Lesson 1

Fundamental Aspects of SQL

Module introduction

This module introduces the fundamentals of SQL: what it is, why it matters, and how it differs from “traditional” programming. You will also set up a practice database and load the PUBS sample data so you can run consistent queries throughout the course.

SQL (Structured Query Language) is the standard language used to define, query, and control data in a relational database management system (RDBMS). SQL includes statements for: data definition (creating and changing schema objects), data manipulation (querying and modifying rows), and data control (permissions and access control). SQL has been standardized through ANSI and ISO, which is why SQL skills transfer across many platforms.

SQL is one of the foundational building blocks of modern data architecture. It defines how applications and users create tables, enforce data rules, and retrieve information efficiently. By the end of this module, you should be comfortable reading SQL and writing basic queries—enough to start working effectively with databases in real systems.

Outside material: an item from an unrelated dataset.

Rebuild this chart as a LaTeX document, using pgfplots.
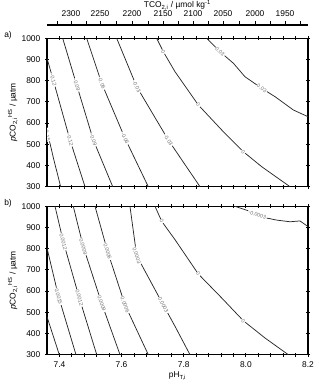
\documentclass[border=0pt]{standalone}
\usepackage{fontspec}
\setmainfont{Liberation Sans}
\usepackage{pgfplots}
\pgfplotsset{compat=1.18}
\newcommand{\clab}[5]{\addplot[draw=none,no marks] coordinates {(#1) (#2)} node[pos=0.5,sloped,fill=white,inner sep=0.6pt,text=black!55,font=\fontsize{4}{4}\selectfont]{#5};}
\begin{document}
\begin{tikzpicture}
\useasboundingbox (-35.25pt,-21.975pt) rectangle (203.25pt,266.025pt);
\pgfplotsset{
  every axis/.append style={font=\fontsize{6.3}{7.5}\selectfont},
  panel/.style={width=195.75pt,height=111.3pt,scale only axis,
    xmin=7.36,xmax=8.2,ymin=300,ymax=1000,
    xtick={7.4,7.6,7.8,8.0,8.2}, minor x tick num=4,
    ytick={300,400,...,1000},
    tick align=center, major tick length=3pt, minor tick length=3pt,
    axis line style={line width=0.9pt},
    every tick/.style={black,line width=0.6pt},
    /pgf/number format/assume math mode=true,
    yticklabel style={/pgf/number format/1000 sep={}},
    xticklabel style={/pgf/number format/.cd,fixed,fixed zerofill,precision=1},
    ylabel={\textit{p}CO\textsubscript{2,i}\textsuperscript{HS} / µatm},
    every axis y label/.style={at={(axis description cs:0,0.5)},xshift=-25.5pt,rotate=90,anchor=center},
    every axis x label/.style={at={(axis description cs:0.5,0)},yshift=-16pt,anchor=center},
  },
  cl/.style={black!85,line width=0.55pt,no marks},
}
% ---------- panel a ----------
\begin{axis}[panel,at={(0pt,126pt)},anchor=south west,xticklabels={}]
\addplot[cl] coordinates {(7.36,565) (7.3815,430) (7.404,300)};
\clab{7.3598,553}{7.3618,537}{}{}{-0.15}
\addplot[cl] coordinates {(7.36,905.7) (7.380,803.3) (7.434,520.3) (7.4823,300)};
\clab{7.3771,818.3}{7.3829,788.3}{}{}{-0.12}
\clab{7.431,535.3}{7.437,505.3}{}{}{-0.12}
\addplot[cl] coordinates {(7.4105,1000) (7.4556,779.7) (7.509,520.3) (7.5715,300)};
\clab{7.4525,794.7}{7.4587,764.7}{}{}{-0.09}
\clab{7.5054,535.3}{7.5126,505.3}{}{}{-0.09}
\addplot[cl] coordinates {(7.4878,1000) (7.536,787.7) (7.611,528.3) (7.686,300)};
\clab{7.5321,802.7}{7.5399,772.7}{}{}{-0.06}
\clab{7.6064,543.3}{7.6156,513.3}{}{}{-0.06}
\addplot[cl] coordinates {(7.5843,1000) (7.6487,771.7) (7.7504,520.3) (7.8524,300)};
\clab{7.6435,786.7}{7.6539,756.7}{}{}{-0.03}
\clab{7.7439,535.3}{7.7569,505.3}{}{}{-0.03}
\addplot[cl] coordinates {(7.713,1000) (7.7343,936.8) (7.772,842.4) (7.847,685.4) (7.9223,567.5) (7.9918,465.1) (8.051,394.3) (8.142,300)};
\clab{7.7287,951.8}{7.7399,921.8}{}{}{0}
\clab{7.8388,700.4}{7.8552,670.4}{}{}{0}
\clab{7.9807,480.1}{8.0029,450.1}{}{}{0}
\addplot[cl] coordinates {(7.874,1000) (7.9168,936.8) (7.96,882) (7.997,818.9) (8.051,764) (8.094,724.5) (8.153,661.7) (8.2,630.2)};
\clab{7.9059,951.8}{7.9277,921.8}{}{}{0.03}
\clab{8.0356,779}{8.0664,749}{}{}{0.03}
\end{axis}
% ---------- top TCO2 axis ----------
\begin{axis}[width=195.75pt,height=1pt,scale only axis,at={(0pt,246.3pt)},anchor=south west,
  xmin=7.36,xmax=8.2,ymin=0,ymax=1,
  axis x line*=top, hide y axis,
  axis line style={line width=0.9pt,-},
  tick align=outside, major tick length=3pt, minor tick length=3pt,
  every tick/.style={black,line width=0.6pt},
  xtick={7.4372,7.5306,7.6336,7.7334,7.8299,7.9265,8.0295,8.126},
  xticklabels={2300,2250,2200,2150,2100,2050,2000,1950},
  minor xtick={7.395,7.4855,7.582,7.685,7.7816,7.878,7.978,8.0777,8.174},
  xlabel={TCO\textsubscript{2,i} / µmol kg\textsuperscript{-1}},
  every axis x label/.style={at={(axis description cs:0.5,1)},yshift=15pt,anchor=center},
]
\addplot[draw=none] coordinates {(7.5,0.5)};
\end{axis}
% ---------- panel b ----------
\begin{axis}[panel,at={(0pt,0pt)},anchor=south west,xlabel={pH\textsubscript{T,i}}]
\addplot[cl] coordinates {(7.36,479) (7.3798,389.5) (7.3996,300)};
\addplot[cl] coordinates {(7.36,803.3) (7.397,575) (7.4533,300)};
\clab{7.3942,590}{7.3998,560}{}{}{0.0015}
\addplot[cl] coordinates {(7.3858,1000) (7.4125,833) (7.464,567.5) (7.52,300)};
\clab{7.4098,848}{7.4152,818}{}{}{0.0012}
\clab{7.461,582.5}{7.467,552.5}{}{}{0.0012}
\addplot[cl] coordinates {(7.4446,1000) (7.4768,809.4) (7.536,542) (7.595,300)};
\clab{7.4738,824.4}{7.4798,794.4}{}{}{0.0009}
\clab{7.5325,557}{7.5395,527}{}{}{0.0009}
\addplot[cl] coordinates {(7.5145,1000) (7.555,787) (7.611,535) (7.686,300)};
\clab{7.5519,802}{7.5581,772}{}{}{0.0006}
\clab{7.607,550}{7.615,520}{}{}{0.0006}
\addplot[cl] coordinates {(7.627,1000) (7.6487,767) (7.7343,534.4) (7.772,434) (7.8202,300)};
\clab{7.6452,782}{7.6522,752}{}{}{0.0003}
\clab{7.7288,549.4}{7.7398,519.4}{}{}{0.0003}
\addplot[cl] coordinates {(7.7076,1000) (7.7292,929.2) (7.772,842.5) (7.847,680.7) (7.9223,567.5) (7.9918,460.4) (8.0616,378.8) (8.1366,300)};
\clab{7.7231,944.2}{7.7353,914.2}{}{}{0}
\clab{7.8388,695.7}{7.8552,665.7}{}{}{0}
\clab{7.9808,475.4}{8.0028,445.4}{}{}{0}
\addplot[cl] coordinates {(7.965,1000) (8.0295,968.4) (8.046,951) (8.099,935) (8.142,927) (8.174,931) (8.2,904.7)};
\clab{8.0205,968}{8.0535,952}{}{}{-0.0003}
\end{axis}
\node[font=\fontsize{6.3}{7.5}\selectfont] at (-29.25pt,239.8pt) {a)};
\node[font=\fontsize{6.3}{7.5}\selectfont] at (-29.25pt,113.5pt) {b)};
\end{tikzpicture}
\end{document}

SQL emerged from relational theory—specifically relational algebra and tuple relational calculus. In the relational model, data is represented as relations (tables), and queries are operations that transform one set of relations into another set of relations. Edgar F. Codd’s 1970 paper introduced the relational model, and SQL became the first broadly successful commercial language influenced by that work.

SQL is often described as a declarative language: you describe the result you want (the set of rows and columns), and the database engine decides how to produce it (index usage, join order, access paths). That is one of the biggest differences between SQL and general-purpose programming languages.

It’s also worth knowing that SQL is not a perfect “pure relational” language. For example, SQL permits duplicate rows unless you explicitly eliminate them (for example via DISTINCT), and it includes NULL to represent missing/unknown values. Even with these practical compromises, SQL remains the dominant language for relational systems and has evolved over decades with new capabilities.

Why SQL is useful

Information is one of the most valuable assets in modern organizations. Businesses store and analyze data about customers, orders, inventory, finances, operations, and more. A database system exists to store that data safely, allow many users to query it concurrently, and keep it consistent as it changes over time.

SQL is useful because it gives you:

A common language for data access: applications, analysts, and administrators can all use SQL to work with the same data.
Set-based querying: you can transform thousands (or millions) of rows at once without writing loops.
Data integrity support: constraints and keys help prevent redundant and inconsistent data.
Security and governance: GRANT/REVOKE and role-based permissions define who can do what.
Optimization: the database can choose efficient execution plans using statistics and indexes.

How SQL differs from programming

General-purpose languages (Java, C#, Python, etc.) are usually imperative: you write step-by-step instructions that specify control flow (loops, branches, algorithms). SQL is typically declarative: you specify the data set you want, and the database figures out the retrieval strategy.

That difference has a huge practical impact:

SQL is set-oriented: operations apply to sets of rows, not one row at a time.
The optimizer matters: performance depends on indexing, statistics, and query shape—not just correctness.
Schema design matters: keys, relationships, and normalization choices strongly affect correctness and speed.

Neighboring topic: most platforms also provide procedural extensions for database-side logic (for example PL/SQL in Oracle, T-SQL in SQL Server, PL/pgSQL in PostgreSQL). Those extensions can add loops and control-of-flow, but they are still best used when the work is data-centric and close to the database.

Modern data and SQL today

Data volume and variety have grown massively. Along with traditional structured data (tables of numbers and text), modern systems manage semi-structured and unstructured content such as documents, logs, messages, images, and event streams.

Relational databases evolved to meet this reality. Many engines now support JSON storage and querying, full-text search, spatial data, and integration with external runtimes and services. Even when data begins “unstructured,” organizations often need to model, validate, and query it reliably—which is exactly where relational design and SQL remain valuable.

A core design goal stays the same: reduce redundancy and improve correctness. Normalization and keys are not just academic topics; they are practical tools for preventing update anomalies and ensuring your data stays trustworthy over time.